By Lauren Kocsis
Ohio Wesleyan’s greek members impacted the lives of a mother and her eight children with their service this year in the Delaware community.
The fraternities and sororities served the Delaware community in a new way this year. In the past, greek organization members came together on one day during the semester and did a service project. This year, the service was spread throughout the semester and called Greek Season of Service.
“I wanted to do more service than one day a semester,” said senior Kate Wallrabenstein, greek service coordinator. “This way it was also more flexible because everyone got to pick service opportunities that worked best with their schedule.”
Greek life service initiatives changed from environmental service projects in the past, such as planting trees and picking up trash around Delaware, to members engaging with people in the community, according to Wallrabenstein.
“This changed our goals from bettering the community aesthetically to helping the people within it,” Wallrabenstein said.
Greek Season of Service took place at the Common Ground Free Store in Delaware. Common Ground, 193 E. Central Ave., is a non-profit organization that provides essentials such clothing, shoes, diapers and toiletries to the shoppers at no cost. The staff also prepares a hot meal for their shoppers to enjoy at the store.
Greek members signed up for different dates to serve, and 10 to 15 members attended each event. Greek members sorted donated clothes, served food and assisted in running the store while families shopped and dined.

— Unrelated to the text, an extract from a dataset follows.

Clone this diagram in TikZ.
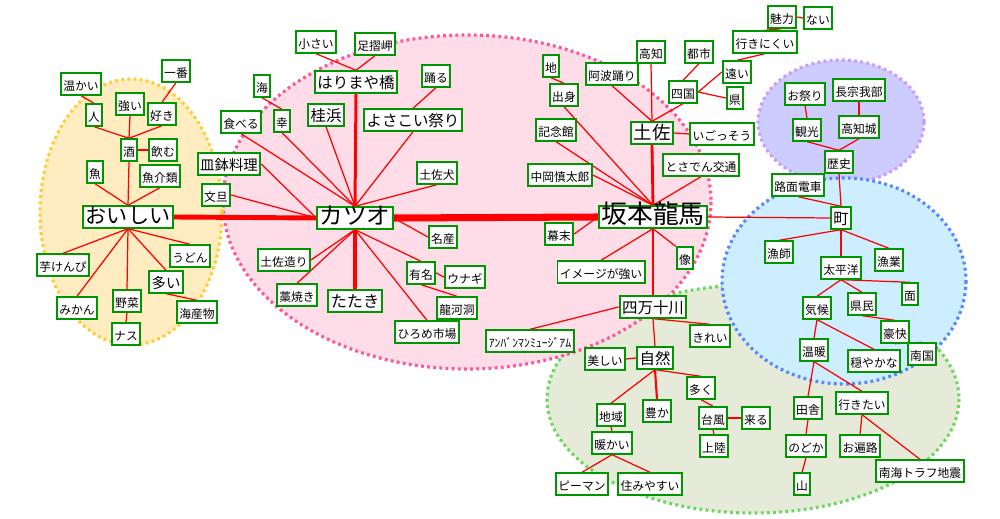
\documentclass[tikz,border=0pt]{standalone}
\usepackage{fontspec}
\setmainfont{Noto Sans CJK JP}
\usepackage{tikz}
\usetikzlibrary{positioning}
\usepackage{xcolor}
\definecolor{wordgreen}{RGB}{0,150,0}
\definecolor{linkred}{RGB}{255,0,0}
\definecolor{yellowfill}{RGB}{255,236,192}
\definecolor{yellowdot}{RGB}{255,204,51}
\definecolor{pinkfill}{RGB}{255,221,232}
\definecolor{pinkdot}{RGB}{255,85,153}
\definecolor{purplefill}{RGB}{204,204,255}
\definecolor{purpledot}{RGB}{204,153,255}
\definecolor{bluefill}{RGB}{204,238,255}
\definecolor{bluedot}{RGB}{85,136,255}
\definecolor{greenfill}{RGB}{229,235,216}
\definecolor{greendot}{RGB}{110,215,95}
\pgfdeclarelayer{blobs}
\pgfdeclarelayer{links}
\pgfsetlayers{blobs,links,main}

\tikzset{
  word/.style={draw=wordgreen, line width=1.1pt, fill=white, inner xsep=1.4pt, inner ysep=1.1pt,
    text height=0.86em, text depth=0.14em, font=\fontsize{6.7}{7}\selectfont},
  midword/.style={word, font=\fontsize{8.8}{9}\selectfont},
  link/.style={linkred, line width=0.7pt},
  blob/.style={line width=1.8pt, dash pattern=on 1.6pt off 1.9pt}
}

\begin{document}
\begin{tikzpicture}[x=0.02cm,y=-0.02cm]
\useasboundingbox (0,0) rectangle (1000,519);

\begin{pgfonlayer}{blobs}
  \draw[blob, fill=greenfill, draw=greendot] (753,399) ellipse [x radius=206, y radius=114];
  \draw[blob, fill=purplefill, draw=purpledot] (841,122) ellipse [x radius=83, y radius=62];
  \draw[blob, fill=bluefill, draw=bluedot] (844,281) ellipse [x radius=122, y radius=103];
  \draw[blob, fill=pinkfill, draw=pinkdot] (467,202) ellipse [x radius=244, y radius=167];
  \draw[blob, fill=yellowfill, draw=yellowdot] (131,212) ellipse [x radius=91, y radius=133];
\end{pgfonlayer}

% おいしい
\node[word] (ichiban) at (176,71) {一番};
\node[word] (atatakai) at (81,84) {温かい};
\node[word] (tsuyoi) at (130,104) {強い};
\node[word] (hito) at (94,115) {人};
\node[word] (suki) at (162,114) {好き};
\node[word] (sake) at (129,150) {酒};
\node[word] (nomu) at (163,150) {飲む};
\node[word] (sakana) at (95,172) {魚};
\node[word] (gyokai) at (160,176) {魚介類};
\node[word, font=\fontsize{12}{12}\selectfont] (oishii) at (128,217) {おいしい};
\node[word] (udon) at (190,256) {うどん};
\node[word] (imokenpi) at (63,265) {芋けんぴ};
\node[word, font=\fontsize{8.2}{9}\selectfont] (ooi) at (166,282) {多い};
\node[word] (yasai) at (127,301) {野菜};
\node[word] (mikan) at (77,308) {みかん};
\node[word] (kaisan) at (197,312) {海産物};
\node[word] (nasu) at (126,334) {ナス};

% カツオ
\node[word] (chiisai) at (316,42) {小さい};
\node[word] (ashizuri) at (375,44) {足摺岬};
\node[midword] (harimaya) at (356,82) {はりまや橋};
\node[word] (umi) at (262,86) {海};
\node[word] (odoru) at (436,76) {踊る};
\node[midword] (katsurahama) at (326,115) {桂浜};
\node[midword] (yosakoi) at (413,120) {よさこい祭り};
\node[word] (taberu) at (241,122) {食べる};
\node[word] (sachi) at (282,121) {幸};
\node[word, font=\fontsize{8.2}{9}\selectfont] (sawachi) at (229,164) {皿鉢料理};
\node[word] (tosaken) at (437,173) {土佐犬};
\node[word] (buntan) at (216,195) {文旦};
\node[word, font=\fontsize{13.4}{14}\selectfont] (katsuo) at (355,218) {カツオ};
\node[word] (meisan) at (443,237) {名産};
\node[word] (tosazukuri) at (284,260) {土佐造り};
\node[word] (yumei) at (421,273) {有名};
\node[word] (unagi) at (465,277) {ウナギ};
\node[word] (warayaki) at (297,295) {藁焼き};
\node[midword, font=\fontsize{9.2}{10}\selectfont] (tataki) at (355,301) {たたき};
\node[word] (ryugado) at (457,308) {龍河洞};
\node[word] (hirome) at (427,332) {ひろめ市場};

% 坂本龍馬
\node[word] (chi) at (551,66) {地};
\node[word] (awaodori) at (612,74) {阿波踊り};
\node[word] (kochi) at (651,52) {高知};
\node[word] (toshi) at (699,52) {都市};
\node[word] (shusshin) at (564,95) {出身};
\node[word] (shikoku) at (683,92) {四国};
\node[word] (tooi) at (737,72) {遠い};
\node[word] (ken) at (735,98) {県};
\node[word] (ikinikui) at (765,42) {行きにくい};
\node[word] (miryoku) at (782,17) {魅力};
\node[word] (nai) at (818,18) {ない};
\node[word] (kinenkan) at (556,130) {記念館};
\node[word, font=\fontsize{10.5}{11}\selectfont] (tosa) at (652,133) {土佐};
\node[word] (igosso) at (722,134) {いごっそう};
\node[word] (tosaden) at (701,165) {とさでん交通};
\node[word] (nakaoka) at (560,175) {中岡慎太郎};
\node[word, font=\fontsize{14.7}{15}\selectfont] (ryoma) at (653,217) {坂本龍馬};
\node[word] (bakumatsu) at (559,234) {幕末};
\node[word] (zo) at (685,258) {像};
\node[word] (image) at (601,272) {イメージが強い};
\node[midword] (shimanto) at (653,307) {四万十川};
\node[word] (anpanman) at (530,341) {ｱﾝﾊﾞﾝﾏﾝﾐｭｰｼﾞｱﾑ};
\node[word] (kirei) at (710,336) {きれい};
\node[word] (utsukushii) at (605,359) {美しい};
\node[midword] (shizen) at (655,358) {自然};

% 自然
\node[word] (chiiki) at (611,415) {地域};
\node[word] (yutaka) at (657,411) {豊か};
\node[word] (ooku) at (701,388) {多く};
\node[word] (taifu) at (713,418) {台風};
\node[word] (kuru) at (756,418) {来る};
\node[word] (joriku) at (714,446) {上陸};
\node[word] (danka) at (612,443) {暖かい};
\node[word] (piman) at (582,484) {ピーマン};
\node[word] (sumiyasui) at (650,484) {住みやすい};
\node[word] (inaka) at (808,408) {田舎};
\node[word] (ikitai) at (862,403) {行きたい};
\node[word] (nodoka) at (806,446) {のどか};
\node[word] (ohenro) at (860,446) {お遍路};
\node[word] (yama) at (802,484) {山};
\node[word] (nankai) at (920,471) {南海トラフ地震};

% 町・歴史
\node[word] (omatsuri) at (805,94) {お祭り};
\node[word] (chosokabe) at (859,90) {長宗我部};
\node[word] (kanko) at (807,130) {観光};
\node[word] (kochijo) at (859,127) {高知城};
\node[word] (rekishi) at (839,162) {歴史};
\node[word] (romen) at (798,185) {路面電車};
\node[midword] (machi) at (841,218) {町};
\node[word] (ryoshi) at (779,252) {漁師};
\node[word] (gyogyo) at (889,260) {漁業};
\node[word] (taiheiyo) at (841,268) {太平洋};
\node[word] (men) at (910,294) {面};
\node[word] (kiko) at (817,308) {気候};
\node[word] (kenmin) at (862,304) {県民};
\node[word] (goukai) at (895,332) {豪快};
\node[word] (ondan) at (814,350) {温暖};
\node[word] (odayaka) at (874,361) {穏やかな};
\node[word] (nangoku) at (922,354) {南国};

\begin{pgfonlayer}{links}
  \draw[link] (hito.north) -- (atatakai.south);
  \draw[link] (hito.south) -- (sake.north);
  \draw[link] (tsuyoi.south) -- (sake.north);
  \draw[link] (suki.south) -- (sake.north);
  \draw[link] (suki.north) -- (ichiban.south);
  \draw[link] (sake.east) -- (nomu.west);
  \draw[link] (sake.south) -- (oishii.north);
  \draw[link] (sakana.south) -- (oishii.north);
  \draw[link] (gyokai.south) -- (oishii.north);
  \draw[link] (oishii.south) -- (udon.north);
  \draw[link] (oishii.south) -- (imokenpi.north);
  \draw[link] (oishii.south) -- (mikan.north);
  \draw[link] (oishii.south) -- (yasai.north);
  \draw[link] (oishii.south) -- (ooi.north);
  \draw[link] (ooi.south) -- (kaisan.north);
  \draw[link] (yasai.south) -- (nasu.north);
  \draw[link, line width=2.8pt] (oishii.east) -- (katsuo.west);

  \draw[link] (chiisai.south) -- (harimaya.north);
  \draw[link] (ashizuri.south) -- (harimaya.north);
  \draw[link, line width=1.7pt] (harimaya.south) -- (katsuo.north);
  \draw[link] (umi.south) -- (sachi.north);
  \draw[link] (taberu.south) -- (katsuo.north);
  \draw[link] (sachi.south) -- (katsuo.north);
  \draw[link] (katsurahama.south) -- (katsuo.north);
  \draw[link] (yosakoi.south) -- (katsuo.north);
  \draw[link] (odoru.south) -- (yosakoi.north);
  \draw[link] (sawachi.east) -- (katsuo.west);
  \draw[link] (buntan.east) -- (katsuo.west);
  \draw[link] (tosaken.south) -- (katsuo.north);
  \draw[link] (katsuo.east) -- (meisan.west);
  \draw[link] (katsuo.south) -- (tosazukuri.east);
  \draw[link] (katsuo.south) -- (warayaki.north);
  \draw[link, line width=2.3pt] (katsuo.south) -- (tataki.north);
  \draw[link] (katsuo.south) -- (yumei.north);
  \draw[link] (katsuo.south) -- (hirome.north);
  \draw[link] (yumei.east) -- (unagi.west);
  \draw[link] (yumei.south) -- (ryugado.north);
  \draw[link, line width=4pt] (katsuo.east) -- (ryoma.west);

  \draw[link] (chi.south) -- (shusshin.north);
  \draw[link] (shusshin.south) -- (ryoma.north);
  \draw[link] (kinenkan.south) -- (ryoma.north);
  \draw[link] (nakaoka.east) -- (ryoma.north);
  \draw[link] (tosaden.south) -- (ryoma.north);
  \draw[link] (awaodori.south) -- (tosa.north);
  \draw[link] (kochi.south) -- (tosa.north);
  \draw[link] (shikoku.south) -- (tosa.north);
  \draw[link] (toshi.south) -- (shikoku.north);
  \draw[link] (shikoku.east) -- (tooi.west);
  \draw[link] (shikoku.east) -- (ken.west);
  \draw[link] (tooi.north) -- (ikinikui.south);
  \draw[link] (ikinikui.north) -- (miryoku.south);
  \draw[link] (miryoku.east) -- (nai.west);
  \draw[link] (tosa.east) -- (igosso.west);
  \draw[link, line width=1.6pt] (tosa.south) -- (ryoma.north);
  \draw[link] (ryoma.west) -- (bakumatsu.east);
  \draw[link] (ryoma.south) -- (image.north);
  \draw[link] (ryoma.south) -- (zo.north west);
  \draw[link, line width=1.6pt] (ryoma.south) -- (shimanto.north);
  \draw[link] (ryoma.east) -- (machi.west);
  \draw[link] (shimanto.west) -- (anpanman.north);
  \draw[link] (shimanto.south) -- (kirei.north);
  \draw[link] (shimanto.south) -- (shizen.north);

  \draw[link] (shizen.west) -- (utsukushii.east);
  \draw[link] (shizen.south) -- (chiiki.north);
  \draw[link, line width=1.2pt] (shizen.south) -- (yutaka.north);
  \draw[link] (shizen.south) -- (ooku.north);
  \draw[link] (ooku.south) -- (taifu.north);
  \draw[link] (taifu.east) -- (kuru.west);
  \draw[link] (taifu.south) -- (joriku.north);
  \draw[link] (chiiki.south) -- (danka.north);
  \draw[link] (danka.south) -- (piman.north);
  \draw[link] (danka.south) -- (sumiyasui.north);
  \draw[link] (ondan.south) -- (inaka.north);
  \draw[link] (ondan.south) -- (ikitai.north);
  \draw[link] (inaka.south) -- (nodoka.north);
  \draw[link] (nodoka.south) -- (yama.north);
  \draw[link] (ikitai.south) -- (ohenro.north);
  \draw[link] (ikitai.south) -- (nankai.north);

  \draw[link] (omatsuri.south) -- (kanko.north);
  \draw[link] (chosokabe.south) -- (kochijo.north);
  \draw[link] (kanko.south) -- (rekishi.north);
  \draw[link] (kochijo.south) -- (rekishi.north);
  \draw[link] (rekishi.south) -- (machi.north);
  \draw[link] (romen.south) -- (machi.north);
  \draw[link] (machi.south) -- (ryoshi.north);
  \draw[link] (machi.south) -- (taiheiyo.north);
  \draw[link] (machi.south) -- (gyogyo.north);
  \draw[link] (taiheiyo.south) -- (kiko.north);
  \draw[link] (taiheiyo.south) -- (kenmin.north);
  \draw[link] (taiheiyo.south) -- (men.north);
  \draw[link] (kenmin.south) -- (goukai.north);
  \draw[link] (goukai.south) -- (nangoku.north);
  \draw[link] (kiko.south) -- (ondan.north);
  \draw[link] (kiko.south) -- (odayaka.north);
\end{pgfonlayer}
\end{tikzpicture}
\end{document}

“We receive a lot of donations, which is a good thing,” said Jill Ignaszewski, Common Ground volunteer manager. “The sorority and fraternity volunteers from OWU were a tremendous help with sorting through those, as well as helping where needed and being a smiling face to talk to shoppers.”
Common Ground is an important service for many families. Isabel Baker is the mother of eight children all under the age of 15. She and her husband both work full-time, but struggle to maintain financial stability.
“I am so grateful for this store,” Baker said. “Common Ground helps take some of the burden off so we can use our income to pay for food, bills and rent. It really helps not having to buy as many clothes for eight kids.”
Delaware County is usually regarded as a wealthy county, but there are many families and individuals who live in poverty, according to Ignaszewski. An average of 50 to 75 families served each day the store is open, which is four days a week.
Many of these people are working hard, but there is still not enough income to make ends meet, according to its website.